The Company will be required to include a shareholder proposal in its 2011 Annual Meeting Proxy Statement, and submit the proposal to a shareholder vote, if the proposal is received in a timely manner and the proposal and the shareholder making the proposal satisfy certain requirements and conditions specified in SEC Rule 14a-8 and in Section 3.5(a) of the Company’s Bylaws.  Attention is directed to SEC Rule 14a-8 and Section 3.5(a) of the Bylaws for a complete explanation of these requirements and conditions.  THE DEADLINE FOR SUBMISSION OF A SHAREHOLDER PROPOSAL FOR INCLUSION IN THE COMPANY’S PROXY STATEMENT FOR THE 2011 ANNUAL MEETING IS THE CLOSE OF BUSINESS ON FRIDAY, APRIL 15, 2011.  The Company may exclude any shareholder proposal from its Proxy Statement that is not actually received by the Secretary by the deadline.  The Company may also exclude any shareholder proposal from its Proxy Statement if the conditions in SEC Rule 14a(8) are not met and the proposal does not contain the information required under the Choice Bancorp Bylaws.  
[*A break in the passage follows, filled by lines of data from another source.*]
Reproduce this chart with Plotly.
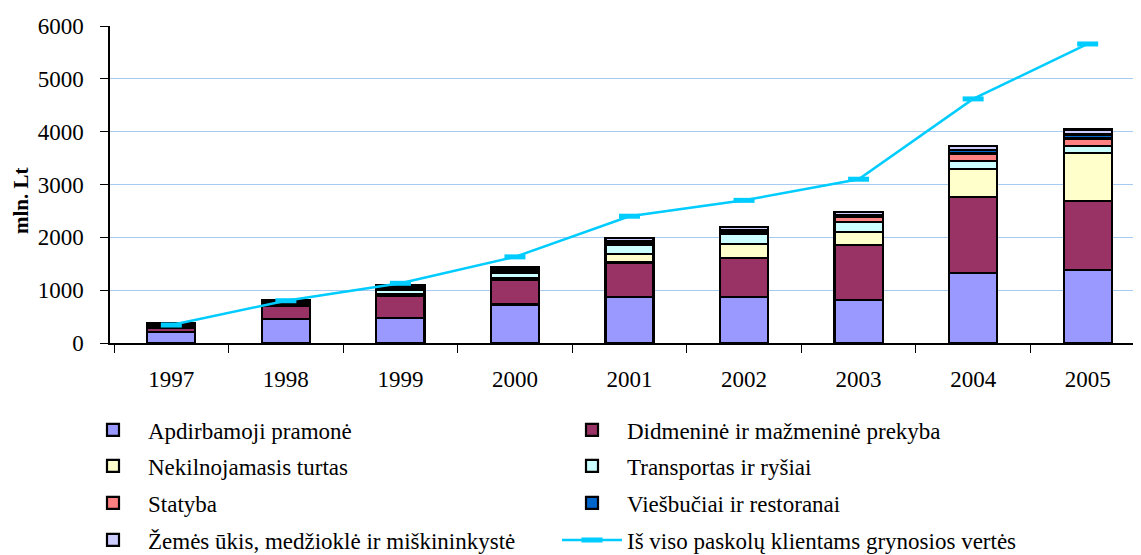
import plotly.graph_objects as go

years = ["1997", "1998", "1999", "2000", "2001", "2002", "2003", "2004", "2005"]

apdirbamoji = [210, 455, 473, 730, 870, 865, 820, 1325, 1388]
didmenine = [80, 250, 422, 470, 655, 737, 1036, 1433, 1294]
nekilnojamasis = [15, 20, 40, 25, 160, 273, 240, 537, 916]
transportas = [20, 20, 70, 100, 170, 182, 190, 145, 126]
statyba = [10, 15, 20, 30, 40, 40, 100, 145, 146]
viesbuciai = [15, 15, 20, 25, 35, 35, 30, 63, 75]
zemes = [30, 30, 45, 50, 60, 58, 58, 76, 95]
is_viso = [340, 800, 1130, 1630, 2400, 2700, 3100, 4620, 5660]

names = [
    "Apdirbamoji pramonė",
    "Didmeninė ir mažmeninė prekyba",
    "Nekilnojamasis turtas",
    "Transportas ir ryšiai",
    "Statyba",
    "Viešbučiai ir restoranai",
    "Žemės ūkis, medžioklė ir miškininkystė",
    "Iš viso paskolų klientams grynosios vertės",
]
series = [apdirbamoji, didmenine, nekilnojamasis, transportas, statyba, viesbuciai, zemes]
colors = ["#9999FF", "#993366", "#FFFFCC", "#CCFFFF", "#FF8080", "#0066CC", "#CCCCFF"]
legend_ids = ["legend", "legend", "legend2", "legend2", "legend3", "legend3", "legend4"]

FONT = "Times New Roman, Liberation Serif, DejaVu Serif, serif"
FS = 23
OFF = 8  # browser body margin

fig = go.Figure()
for vals, nm, col, lg in zip(series, names, colors, legend_ids):
    fig.add_trace(go.Bar(
        x=years, y=vals, name=nm, legend=lg,
        marker=dict(color=col, line=dict(color="black", width=2.2)),
    ))

fig.add_trace(go.Scatter(
    x=years, y=is_viso, name=names[7], legend="legend4", mode="lines+markers",
    line=dict(color="#00CCFF", width=2.5),
    marker=dict(symbol="line-ew", size=15, line=dict(color="#00CCFF", width=5), color="#00CCFF"),
))

H = 555
leg_common = dict(
    orientation="h", xref="container", yref="container", x=(78 - OFF) / 1141, xanchor="left",
    yanchor="middle", entrywidth=404, entrywidthmode="pixels",
    font=dict(family=FONT, size=FS, color="black"), bgcolor="rgba(0,0,0,0)",
    itemwidth=60, traceorder="normal",
)
rows_y = [430, 466, 503, 540]
fig.update_layout(
    width=1141, height=H,
    margin=dict(l=110 - OFF, r=0, t=26 - OFF, b=212 + OFF),
    plot_bgcolor="white", paper_bgcolor="white",
    barmode="stack", bargap=0.58,
    font=dict(family=FONT, size=FS, color="black"),
    legend=dict(leg_common, y=1 - (rows_y[0] - OFF) / H),
    legend2=dict(leg_common, y=1 - (rows_y[1] - OFF) / H),
    legend3=dict(leg_common, y=1 - (rows_y[2] - OFF) / H),
    legend4=dict(leg_common, y=1 - (rows_y[3] - OFF) / H),
    xaxis=dict(
        showline=True, linecolor="black", linewidth=1.5, ticks="outside",
        tickson="boundaries", ticklen=8, tickcolor="black", ticklabelstandoff=15,
        tickfont=dict(family=FONT, size=FS), showgrid=False,
    ),
    yaxis=dict(
        range=[0, 6000], dtick=1000, showline=True, linecolor="black", linewidth=1.5,
        ticks="outside", ticklen=8, tickcolor="black", showgrid=True, ticklabelstandoff=12,
        gridcolor="#A6CAF0", gridwidth=1, zeroline=False,
        tickfont=dict(family=FONT, size=FS),
    ),
    annotations=[dict(
        text="<b>mln. Lt</b>", textangle=-90, xref="paper", yref="paper",
        x=-0.085, y=0.45, xanchor="center", yanchor="middle", showarrow=False,
        font=dict(family=FONT, size=21, color="black"),
    )],
)

fig.write_html("out.html")
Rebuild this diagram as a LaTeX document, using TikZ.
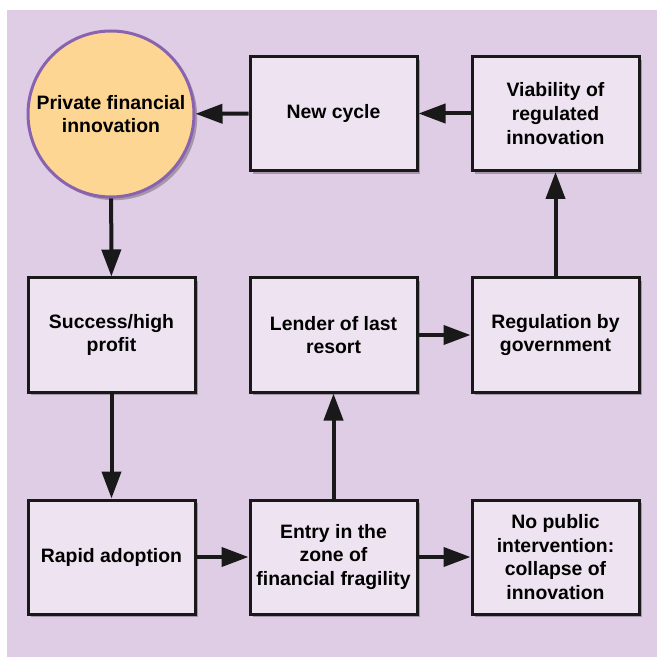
\documentclass[tikz,border=0pt]{standalone}
\usepackage{fontspec}
\setmainfont{Liberation Sans}
\usetikzlibrary{arrows.meta,shadows}

\definecolor{panelbg}{HTML}{DFCCE5}
\definecolor{boxfill}{HTML}{EEE3F0}
\definecolor{discfill}{HTML}{FED693}
\definecolor{discline}{HTML}{8A63B0}
\definecolor{shadowgray}{HTML}{A597A9}

\tikzset{
	stage/.style = {draw = black!90, line width = 1.5pt, fill = boxfill, minimum width = 83.5pt, minimum height = 57pt, align = center, inner sep = 2pt,
		drop shadow = {shadow xshift = 1.6pt, shadow yshift = -1.6pt, fill = shadowgray, opacity = 1}},
	origin/.style = {circle, draw = discline, line width = 1.5pt, fill = discfill, minimum size = 83pt, align = center, inner sep = 1pt,
		drop shadow = {shadow xshift = 1.6pt, shadow yshift = -1.6pt, fill = shadowgray, opacity = 1}},
	flow/.style = {line width = 2pt, draw = black!90, -{Triangle[length = 13.5pt, width = 9.5pt]}}
}

\begin{document}
\begin{tikzpicture}[x = 0.5pt, y = -0.5pt, font = \bfseries\fontsize{9.7}{11.8}\selectfont]
		\useasboundingbox (0, 0) rectangle (657, 657);
		\fill [panelbg] (7, 10) rectangle (657, 657);

		% top row
		\node (privinn) at (111, 114) [origin] {Private financial\\innovation};
		\node (newcycle) at (333.5, 113.5) [stage] {New cycle};
		\node (viability) at (555.5, 113.5) [stage] {Viability of\\regulated\\innovation};

		% middle row
		\node (success) at (111.5, 335) [stage] {Success/high\\profit};
		\node (lender) at (333.5, 335) [stage] {Lender of last\\resort};
		\node (regulation) at (555.5, 335) [stage] {Regulation by\\government};

		% bottom row
		\node (rapid) at (111.5, 557) [stage] {Rapid adoption};
		\node (fragility) at (333.5, 557) [stage] {Entry in the\\zone of\\financial fragility};
		\node (collapse) at (555.5, 557) [stage] {No public\\intervention:\\collapse of\\innovation};

		% connectors
		\draw [flow] (privinn) -- (success);
		\draw [flow] (success) -- (rapid);
		\draw [flow] (rapid) -- (fragility);
		\draw [flow] (fragility) -- (collapse);
		\draw [flow] (fragility) -- (lender);
		\draw [flow] (lender) -- (regulation);
		\draw [flow] (regulation) -- (viability);
		\draw [flow] (viability) -- (newcycle);
		\draw [flow] (newcycle) -- (privinn);
	\end{tikzpicture}
\end{document}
The close of business on Friday, April 15, 2011 has also been established by the Board of Directors as the deadline for submitting shareholder proposals and nominations for directors to be elected at the 2011 annual meeting under Section 3.5(a) of the Company’s Bylaws.

More detailed information concerning the process for submitting shareholder proposals and nominations will be contained in a Current Report on Form 8-K that will be filed by the Bank with the FDIC and by the Company with the SEC within the next several days.